■ **What you have to do**:
Return each line of the data below exactly, omitting any pictures.

================

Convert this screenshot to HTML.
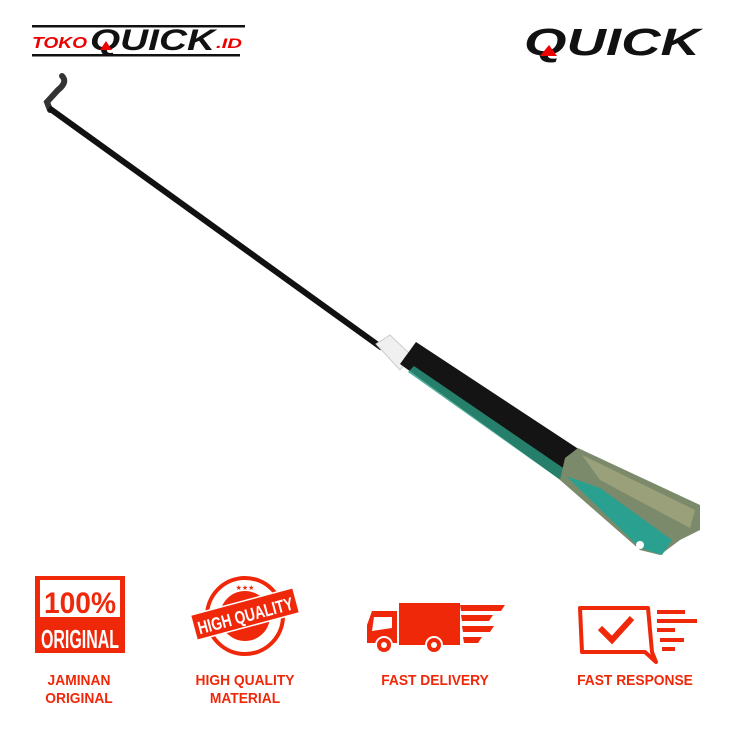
<!DOCTYPE html>
<html><head><meta charset="utf-8"><style>
html,body{margin:0;padding:0;background:#fff;}
body{width:733px;height:733px;position:relative;overflow:hidden;font-family:"Liberation Sans",sans-serif;}
.lbl{position:absolute;color:#f0280a;font-weight:bold;font-size:15px;text-align:center;line-height:18px;transform:scaleX(0.92);}
</style></head><body>
<svg width="733" height="733" style="position:absolute;left:0;top:0">
<!-- logo left -->
<rect x="32" y="25" width="213" height="2.5" fill="#111"/>
<rect x="32" y="54" width="208" height="2.5" fill="#111"/>
<text x="32" y="48" font-family="Liberation Sans" font-weight="bold" font-style="italic" font-size="16" fill="#e00" textLength="55" lengthAdjust="spacingAndGlyphs">TOKO</text>
<text x="90" y="50" font-family="Liberation Sans" font-weight="bold" font-style="italic" font-size="30" fill="#111" textLength="125" lengthAdjust="spacingAndGlyphs">QUICK</text>
<text x="216" y="48" font-family="Liberation Sans" font-weight="bold" font-style="italic" font-size="14" fill="#e00" textLength="26" lengthAdjust="spacingAndGlyphs">.ID</text>
<polygon points="100,50 106,41 112,50" fill="#e00"/>
<!-- logo right -->
<text x="524" y="55" font-family="Liberation Sans" font-weight="bold" font-style="italic" font-size="38" fill="#111" textLength="176" lengthAdjust="spacingAndGlyphs">QUICK</text>
<polygon points="540,56 549,45 557,56" fill="#e00"/>
<!-- rod -->
<path d="M62,76 Q68,82 58,90 L47,102 L50,110" stroke="#333" stroke-width="6" fill="none" stroke-linecap="round"/>
<line x1="49" y1="108" x2="382" y2="348" stroke="#111" stroke-width="6"/>
<polygon points="376,344 390,335 412,356 400,370" fill="#f0f0f0" stroke="#ccc" stroke-width="1"/>
<polygon points="400,364 416,342 580,450 566,484" fill="#141414"/>
<polygon points="408,372 566,484 572,474 414,366" fill="#2a9a80" opacity="0.8"/>
<polygon points="565,458 578,448 700,505 700,530 680,540 660,555 640,550 560,480" fill="#7a8a6a"/>
<polygon points="566,476 640,548 662,555 672,540 600,488" fill="#2aa090"/>
<polygon points="582,455 695,510 690,528 600,480" fill="#9aa07a"/>
<circle cx="640" cy="545" r="4" fill="#fff"/>
<!-- 100% original -->
<rect x="35" y="576" width="90" height="77" fill="#f0280a"/>
<rect x="40" y="580" width="80" height="37" fill="#fff"/>
<text x="80" y="613" text-anchor="middle" font-family="Liberation Sans" font-weight="bold" font-size="30" fill="#f0280a" textLength="72" lengthAdjust="spacingAndGlyphs">100%</text>
<text x="80" y="648" text-anchor="middle" font-family="Liberation Sans" font-weight="bold" font-size="26" fill="#fff" textLength="78" lengthAdjust="spacingAndGlyphs">ORIGINAL</text>
<!-- high quality badge -->
<circle cx="245" cy="616" r="38" fill="none" stroke="#f0280a" stroke-width="4"/>
<circle cx="245" cy="616" r="25" fill="#f0280a"/>
<g transform="rotate(-15 245 614)"><rect x="192" y="601" width="106" height="26" fill="#f0280a" stroke="#fff" stroke-width="1.5"/>
<text x="245" y="622" text-anchor="middle" font-family="Liberation Sans" font-weight="bold" font-size="18" fill="#fff" textLength="98" lengthAdjust="spacingAndGlyphs">HIGH QUALITY</text></g>
<text x="245" y="590" text-anchor="middle" font-size="7" fill="#f0280a">★★★</text>
<!-- truck -->
<rect x="399" y="603" width="61" height="42" fill="#f0280a"/>
<path d="M367,643 L367,625 L372,611 L397,611 L397,643 Z" fill="#f0280a"/>
<path d="M372,631 L374,617 L392,617 L392,628 Z" fill="#fff"/>
<circle cx="384" cy="645" r="8" fill="#f0280a" stroke="#fff" stroke-width="2"/><circle cx="384" cy="645" r="3" fill="#fff"/>
<circle cx="434" cy="645" r="8" fill="#f0280a" stroke="#fff" stroke-width="2"/><circle cx="434" cy="645" r="3" fill="#fff"/>
<polygon points="460,605 505,605 501,611 461,611" fill="#f0280a"/>
<polygon points="461,615 493,615 489,621 462,621" fill="#f0280a"/>
<polygon points="462,626 494,626 490,632 463,632" fill="#f0280a"/>
<polygon points="463,637 482,637 478,643 464,643" fill="#f0280a"/>
<!-- response -->
<path d="M580,608 L648,608 L652,652 L656,662 L645,652 L582,652 Z" fill="none" stroke="#f0280a" stroke-width="4" stroke-linejoin="round"/>
<path d="M600,628 L612,640 L632,618" fill="none" stroke="#f0280a" stroke-width="6"/>
<rect x="657" y="610" width="28" height="4" fill="#f0280a"/>
<rect x="657" y="619" width="40" height="4" fill="#f0280a"/>
<rect x="657" y="628" width="18" height="4" fill="#f0280a"/>
<rect x="660" y="638" width="24" height="4" fill="#f0280a"/>
<rect x="662" y="647" width="13" height="4" fill="#f0280a"/>
</svg>
<div class="lbl" style="left:20px;top:672px;width:118px">JAMINAN<br>ORIGINAL</div>
<div class="lbl" style="left:170px;top:672px;width:150px">HIGH QUALITY<br>MATERIAL</div>
<div class="lbl" style="left:360px;top:672px;width:150px">FAST DELIVERY</div>
<div class="lbl" style="left:560px;top:672px;width:150px">FAST RESPONSE</div>
</body></html>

================

■ **Output of the task**:
Convert this screenshot to HTML.
<!DOCTYPE html>
<html><head><meta charset="utf-8"><style>
html,body{margin:0;padding:0;background:#fff;}
body{width:733px;height:733px;position:relative;overflow:hidden;font-family:"Liberation Sans",sans-serif;}
.lbl{position:absolute;color:#f0280a;font-weight:bold;font-size:15px;text-align:center;line-height:18px;transform:scaleX(0.92);}
</style></head><body>
<svg width="733" height="733" style="position:absolute;left:0;top:0">
<!-- logo left -->
<rect x="32" y="25" width="213" height="2.5" fill="#111"/>
<rect x="32" y="54" width="208" height="2.5" fill="#111"/>
<text x="32" y="48" font-family="Liberation Sans" font-weight="bold" font-style="italic" font-size="16" fill="#e00" textLength="55" lengthAdjust="spacingAndGlyphs">TOKO</text>
<text x="90" y="50" font-family="Liberation Sans" font-weight="bold" font-style="italic" font-size="30" fill="#111" textLength="125" lengthAdjust="spacingAndGlyphs">QUICK</text>
<text x="216" y="48" font-family="Liberation Sans" font-weight="bold" font-style="italic" font-size="14" fill="#e00" textLength="26" lengthAdjust="spacingAndGlyphs">.ID</text>
<polygon points="100,50 106,41 112,50" fill="#e00"/>
<!-- logo right -->
<text x="524" y="55" font-family="Liberation Sans" font-weight="bold" font-style="italic" font-size="38" fill="#111" textLength="176" lengthAdjust="spacingAndGlyphs">QUICK</text>
<polygon points="540,56 549,45 557,56" fill="#e00"/>
<!-- rod -->
<path d="M62,76 Q68,82 58,90 L47,102 L50,110" stroke="#333" stroke-width="6" fill="none" stroke-linecap="round"/>
<line x1="49" y1="108" x2="382" y2="348" stroke="#111" stroke-width="6"/>
<polygon points="376,344 390,335 412,356 400,370" fill="#f0f0f0" stroke="#ccc" stroke-width="1"/>
<polygon points="400,364 416,342 580,450 566,484" fill="#141414"/>
<polygon points="408,372 566,484 572,474 414,366" fill="#2a9a80" opacity="0.8"/>
<polygon points="565,458 578,448 700,505 700,530 680,540 660,555 640,550 560,480" fill="#7a8a6a"/>
<polygon points="566,476 640,548 662,555 672,540 600,488" fill="#2aa090"/>
<polygon points="582,455 695,510 690,528 600,480" fill="#9aa07a"/>
<circle cx="640" cy="545" r="4" fill="#fff"/>
<!-- 100% original -->
<rect x="35" y="576" width="90" height="77" fill="#f0280a"/>
<rect x="40" y="580" width="80" height="37" fill="#fff"/>
<text x="80" y="613" text-anchor="middle" font-family="Liberation Sans" font-weight="bold" font-size="30" fill="#f0280a" textLength="72" lengthAdjust="spacingAndGlyphs">100%</text>
<text x="80" y="648" text-anchor="middle" font-family="Liberation Sans" font-weight="bold" font-size="26" fill="#fff" textLength="78" lengthAdjust="spacingAndGlyphs">ORIGINAL</text>
<!-- high quality badge -->
<circle cx="245" cy="616" r="38" fill="none" stroke="#f0280a" stroke-width="4"/>
<circle cx="245" cy="616" r="25" fill="#f0280a"/>
<g transform="rotate(-15 245 614)"><rect x="192" y="601" width="106" height="26" fill="#f0280a" stroke="#fff" stroke-width="1.5"/>
<text x="245" y="622" text-anchor="middle" font-family="Liberation Sans" font-weight="bold" font-size="18" fill="#fff" textLength="98" lengthAdjust="spacingAndGlyphs">HIGH QUALITY</text></g>
<text x="245" y="590" text-anchor="middle" font-size="7" fill="#f0280a">★★★</text>
<!-- truck -->
<rect x="399" y="603" width="61" height="42" fill="#f0280a"/>
<path d="M367,643 L367,625 L372,611 L397,611 L397,643 Z" fill="#f0280a"/>
<path d="M372,631 L374,617 L392,617 L392,628 Z" fill="#fff"/>
<circle cx="384" cy="645" r="8" fill="#f0280a" stroke="#fff" stroke-width="2"/><circle cx="384" cy="645" r="3" fill="#fff"/>
<circle cx="434" cy="645" r="8" fill="#f0280a" stroke="#fff" stroke-width="2"/><circle cx="434" cy="645" r="3" fill="#fff"/>
<polygon points="460,605 505,605 501,611 461,611" fill="#f0280a"/>
<polygon points="461,615 493,615 489,621 462,621" fill="#f0280a"/>
<polygon points="462,626 494,626 490,632 463,632" fill="#f0280a"/>
<polygon points="463,637 482,637 478,643 464,643" fill="#f0280a"/>
<!-- response -->
<path d="M580,608 L648,608 L652,652 L656,662 L645,652 L582,652 Z" fill="none" stroke="#f0280a" stroke-width="4" stroke-linejoin="round"/>
<path d="M600,628 L612,640 L632,618" fill="none" stroke="#f0280a" stroke-width="6"/>
<rect x="657" y="610" width="28" height="4" fill="#f0280a"/>
<rect x="657" y="619" width="40" height="4" fill="#f0280a"/>
<rect x="657" y="628" width="18" height="4" fill="#f0280a"/>
<rect x="660" y="638" width="24" height="4" fill="#f0280a"/>
<rect x="662" y="647" width="13" height="4" fill="#f0280a"/>
</svg>
<div class="lbl" style="left:20px;top:672px;width:118px">JAMINAN<br>ORIGINAL</div>
<div class="lbl" style="left:170px;top:672px;width:150px">HIGH QUALITY<br>MATERIAL</div>
<div class="lbl" style="left:360px;top:672px;width:150px">FAST DELIVERY</div>
<div class="lbl" style="left:560px;top:672px;width:150px">FAST RESPONSE</div>
</body></html>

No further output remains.